+++ DATA SECTION +++
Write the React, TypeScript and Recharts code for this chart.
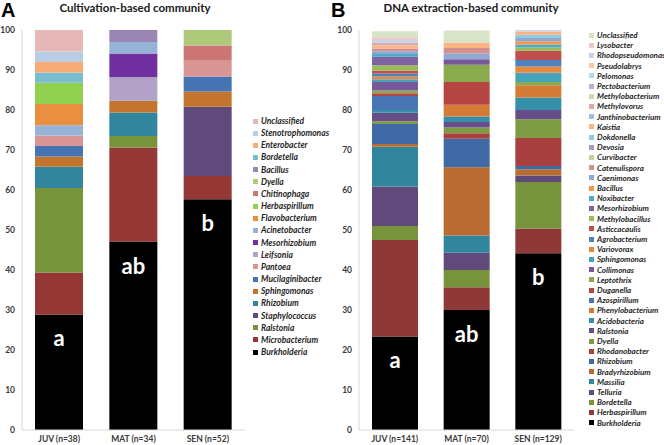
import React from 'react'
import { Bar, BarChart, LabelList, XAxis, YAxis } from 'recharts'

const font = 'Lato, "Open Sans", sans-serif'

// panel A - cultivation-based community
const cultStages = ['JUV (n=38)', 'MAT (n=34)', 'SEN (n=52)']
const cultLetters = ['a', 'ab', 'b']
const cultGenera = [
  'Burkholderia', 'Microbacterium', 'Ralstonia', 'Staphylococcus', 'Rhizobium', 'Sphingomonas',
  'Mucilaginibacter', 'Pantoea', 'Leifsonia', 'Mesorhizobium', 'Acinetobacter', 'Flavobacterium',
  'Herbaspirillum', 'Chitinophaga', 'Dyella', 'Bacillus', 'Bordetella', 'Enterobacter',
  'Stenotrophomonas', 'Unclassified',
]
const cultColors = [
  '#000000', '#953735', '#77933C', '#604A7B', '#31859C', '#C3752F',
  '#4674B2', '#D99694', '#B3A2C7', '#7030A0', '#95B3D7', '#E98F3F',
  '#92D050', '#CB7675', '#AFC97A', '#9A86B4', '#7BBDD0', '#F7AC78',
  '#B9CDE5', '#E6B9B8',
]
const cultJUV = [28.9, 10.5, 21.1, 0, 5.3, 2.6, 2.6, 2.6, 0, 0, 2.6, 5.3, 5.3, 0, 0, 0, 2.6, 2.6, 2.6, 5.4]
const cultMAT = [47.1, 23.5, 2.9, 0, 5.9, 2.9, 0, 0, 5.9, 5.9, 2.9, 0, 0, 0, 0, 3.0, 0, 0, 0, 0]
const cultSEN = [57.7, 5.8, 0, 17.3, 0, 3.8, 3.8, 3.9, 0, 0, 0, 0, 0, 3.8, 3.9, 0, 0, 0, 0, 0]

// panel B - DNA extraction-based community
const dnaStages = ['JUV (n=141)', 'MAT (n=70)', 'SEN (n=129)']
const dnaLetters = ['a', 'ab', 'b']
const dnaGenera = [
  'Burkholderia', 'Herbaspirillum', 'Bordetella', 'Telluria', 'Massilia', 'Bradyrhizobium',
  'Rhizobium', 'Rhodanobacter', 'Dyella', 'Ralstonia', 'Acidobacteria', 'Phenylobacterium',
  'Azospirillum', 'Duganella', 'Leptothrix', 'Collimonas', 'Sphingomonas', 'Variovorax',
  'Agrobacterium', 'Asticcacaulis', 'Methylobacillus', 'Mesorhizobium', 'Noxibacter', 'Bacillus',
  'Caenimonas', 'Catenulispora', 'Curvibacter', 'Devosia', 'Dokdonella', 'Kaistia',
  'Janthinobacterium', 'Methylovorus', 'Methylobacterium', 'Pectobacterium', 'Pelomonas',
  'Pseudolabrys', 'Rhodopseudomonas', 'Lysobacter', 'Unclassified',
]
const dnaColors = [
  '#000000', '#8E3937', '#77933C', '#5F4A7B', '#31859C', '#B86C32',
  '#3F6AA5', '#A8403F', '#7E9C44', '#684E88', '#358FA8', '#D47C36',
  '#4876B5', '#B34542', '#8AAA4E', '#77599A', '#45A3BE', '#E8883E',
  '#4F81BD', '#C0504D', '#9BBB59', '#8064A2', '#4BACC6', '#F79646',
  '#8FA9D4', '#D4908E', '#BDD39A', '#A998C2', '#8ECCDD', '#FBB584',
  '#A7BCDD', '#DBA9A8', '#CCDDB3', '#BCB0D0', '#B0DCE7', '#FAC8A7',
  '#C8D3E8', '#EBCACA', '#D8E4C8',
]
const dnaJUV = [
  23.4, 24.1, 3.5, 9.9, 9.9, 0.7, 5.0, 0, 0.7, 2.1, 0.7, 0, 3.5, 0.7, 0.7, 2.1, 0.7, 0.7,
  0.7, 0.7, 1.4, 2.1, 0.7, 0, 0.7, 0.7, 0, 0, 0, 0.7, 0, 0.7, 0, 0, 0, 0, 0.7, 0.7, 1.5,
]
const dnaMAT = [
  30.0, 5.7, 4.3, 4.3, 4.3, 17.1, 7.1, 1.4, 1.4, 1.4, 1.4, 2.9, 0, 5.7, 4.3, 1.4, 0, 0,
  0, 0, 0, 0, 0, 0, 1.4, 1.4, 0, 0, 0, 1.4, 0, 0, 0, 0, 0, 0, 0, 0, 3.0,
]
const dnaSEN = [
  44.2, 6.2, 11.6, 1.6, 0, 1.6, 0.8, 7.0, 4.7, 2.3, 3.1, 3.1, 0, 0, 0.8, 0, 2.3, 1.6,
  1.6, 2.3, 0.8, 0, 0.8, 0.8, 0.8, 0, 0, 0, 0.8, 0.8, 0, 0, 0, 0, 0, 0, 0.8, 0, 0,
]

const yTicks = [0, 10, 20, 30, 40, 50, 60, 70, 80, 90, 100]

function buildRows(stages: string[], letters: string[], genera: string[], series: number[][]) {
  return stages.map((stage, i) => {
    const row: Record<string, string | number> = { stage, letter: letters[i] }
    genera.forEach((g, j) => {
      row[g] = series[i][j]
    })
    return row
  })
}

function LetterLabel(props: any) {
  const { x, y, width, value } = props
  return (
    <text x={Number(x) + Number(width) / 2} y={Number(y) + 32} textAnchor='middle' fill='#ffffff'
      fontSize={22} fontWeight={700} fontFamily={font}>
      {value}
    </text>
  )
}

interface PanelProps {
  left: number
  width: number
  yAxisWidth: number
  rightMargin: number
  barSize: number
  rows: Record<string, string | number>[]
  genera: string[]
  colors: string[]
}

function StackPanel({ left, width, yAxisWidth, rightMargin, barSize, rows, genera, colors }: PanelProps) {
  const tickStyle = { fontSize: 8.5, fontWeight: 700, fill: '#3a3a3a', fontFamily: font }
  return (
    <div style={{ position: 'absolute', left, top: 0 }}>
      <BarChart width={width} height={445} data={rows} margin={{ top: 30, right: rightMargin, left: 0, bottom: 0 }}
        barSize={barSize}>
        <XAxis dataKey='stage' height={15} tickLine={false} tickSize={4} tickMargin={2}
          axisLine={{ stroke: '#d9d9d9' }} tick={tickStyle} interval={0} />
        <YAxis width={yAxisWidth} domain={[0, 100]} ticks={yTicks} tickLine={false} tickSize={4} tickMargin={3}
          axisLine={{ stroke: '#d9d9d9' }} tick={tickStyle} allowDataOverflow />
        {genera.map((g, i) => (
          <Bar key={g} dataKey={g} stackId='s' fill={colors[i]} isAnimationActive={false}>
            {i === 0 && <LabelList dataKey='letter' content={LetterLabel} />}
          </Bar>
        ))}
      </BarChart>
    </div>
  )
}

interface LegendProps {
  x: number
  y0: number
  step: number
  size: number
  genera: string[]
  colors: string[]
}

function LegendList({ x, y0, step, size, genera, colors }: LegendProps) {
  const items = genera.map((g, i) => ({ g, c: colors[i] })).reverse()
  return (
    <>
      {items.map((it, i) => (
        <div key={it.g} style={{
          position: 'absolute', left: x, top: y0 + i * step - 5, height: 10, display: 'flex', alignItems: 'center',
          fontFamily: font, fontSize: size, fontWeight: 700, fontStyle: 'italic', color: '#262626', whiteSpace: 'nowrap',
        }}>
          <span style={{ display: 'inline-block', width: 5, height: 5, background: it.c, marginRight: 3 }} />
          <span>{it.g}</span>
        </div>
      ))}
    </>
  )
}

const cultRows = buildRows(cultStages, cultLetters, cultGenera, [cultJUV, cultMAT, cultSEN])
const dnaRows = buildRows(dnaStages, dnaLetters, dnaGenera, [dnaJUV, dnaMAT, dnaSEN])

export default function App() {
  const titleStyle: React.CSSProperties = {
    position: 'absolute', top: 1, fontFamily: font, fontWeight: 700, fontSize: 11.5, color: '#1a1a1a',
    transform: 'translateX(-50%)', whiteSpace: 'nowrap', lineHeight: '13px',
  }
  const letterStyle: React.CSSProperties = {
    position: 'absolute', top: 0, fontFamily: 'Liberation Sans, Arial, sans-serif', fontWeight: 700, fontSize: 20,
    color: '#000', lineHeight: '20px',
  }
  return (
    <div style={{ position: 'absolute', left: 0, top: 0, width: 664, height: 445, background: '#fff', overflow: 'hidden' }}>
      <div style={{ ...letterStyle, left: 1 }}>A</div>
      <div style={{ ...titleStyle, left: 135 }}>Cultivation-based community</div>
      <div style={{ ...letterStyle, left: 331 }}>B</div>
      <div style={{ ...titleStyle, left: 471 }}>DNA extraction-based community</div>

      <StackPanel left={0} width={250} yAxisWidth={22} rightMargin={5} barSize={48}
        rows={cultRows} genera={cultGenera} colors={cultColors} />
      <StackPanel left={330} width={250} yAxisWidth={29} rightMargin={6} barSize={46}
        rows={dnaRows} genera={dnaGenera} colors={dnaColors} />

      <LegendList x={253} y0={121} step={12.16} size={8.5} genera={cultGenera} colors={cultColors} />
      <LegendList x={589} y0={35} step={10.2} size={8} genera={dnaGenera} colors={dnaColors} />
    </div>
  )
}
+++
Pictures excluded, repeat exactly the lines from the top of the material through the line with "3.9, 0, 0, 0, 0, 0]", including both of those lines.

*RESPONSE TO THIS EXERCISE*
Write the React, TypeScript and Recharts code for this chart.
import React from 'react'
import { Bar, BarChart, LabelList, XAxis, YAxis } from 'recharts'

const font = 'Lato, "Open Sans", sans-serif'

// panel A - cultivation-based community
const cultStages = ['JUV (n=38)', 'MAT (n=34)', 'SEN (n=52)']
const cultLetters = ['a', 'ab', 'b']
const cultGenera = [
  'Burkholderia', 'Microbacterium', 'Ralstonia', 'Staphylococcus', 'Rhizobium', 'Sphingomonas',
  'Mucilaginibacter', 'Pantoea', 'Leifsonia', 'Mesorhizobium', 'Acinetobacter', 'Flavobacterium',
  'Herbaspirillum', 'Chitinophaga', 'Dyella', 'Bacillus', 'Bordetella', 'Enterobacter',
  'Stenotrophomonas', 'Unclassified',
]
const cultColors = [
  '#000000', '#953735', '#77933C', '#604A7B', '#31859C', '#C3752F',
  '#4674B2', '#D99694', '#B3A2C7', '#7030A0', '#95B3D7', '#E98F3F',
  '#92D050', '#CB7675', '#AFC97A', '#9A86B4', '#7BBDD0', '#F7AC78',
  '#B9CDE5', '#E6B9B8',
]
const cultJUV = [28.9, 10.5, 21.1, 0, 5.3, 2.6, 2.6, 2.6, 0, 0, 2.6, 5.3, 5.3, 0, 0, 0, 2.6, 2.6, 2.6, 5.4]
const cultMAT = [47.1, 23.5, 2.9, 0, 5.9, 2.9, 0, 0, 5.9, 5.9, 2.9, 0, 0, 0, 0, 3.0, 0, 0, 0, 0]
const cultSEN = [57.7, 5.8, 0, 17.3, 0, 3.8, 3.8, 3.9, 0, 0, 0, 0, 0, 3.8, 3.9, 0, 0, 0, 0, 0]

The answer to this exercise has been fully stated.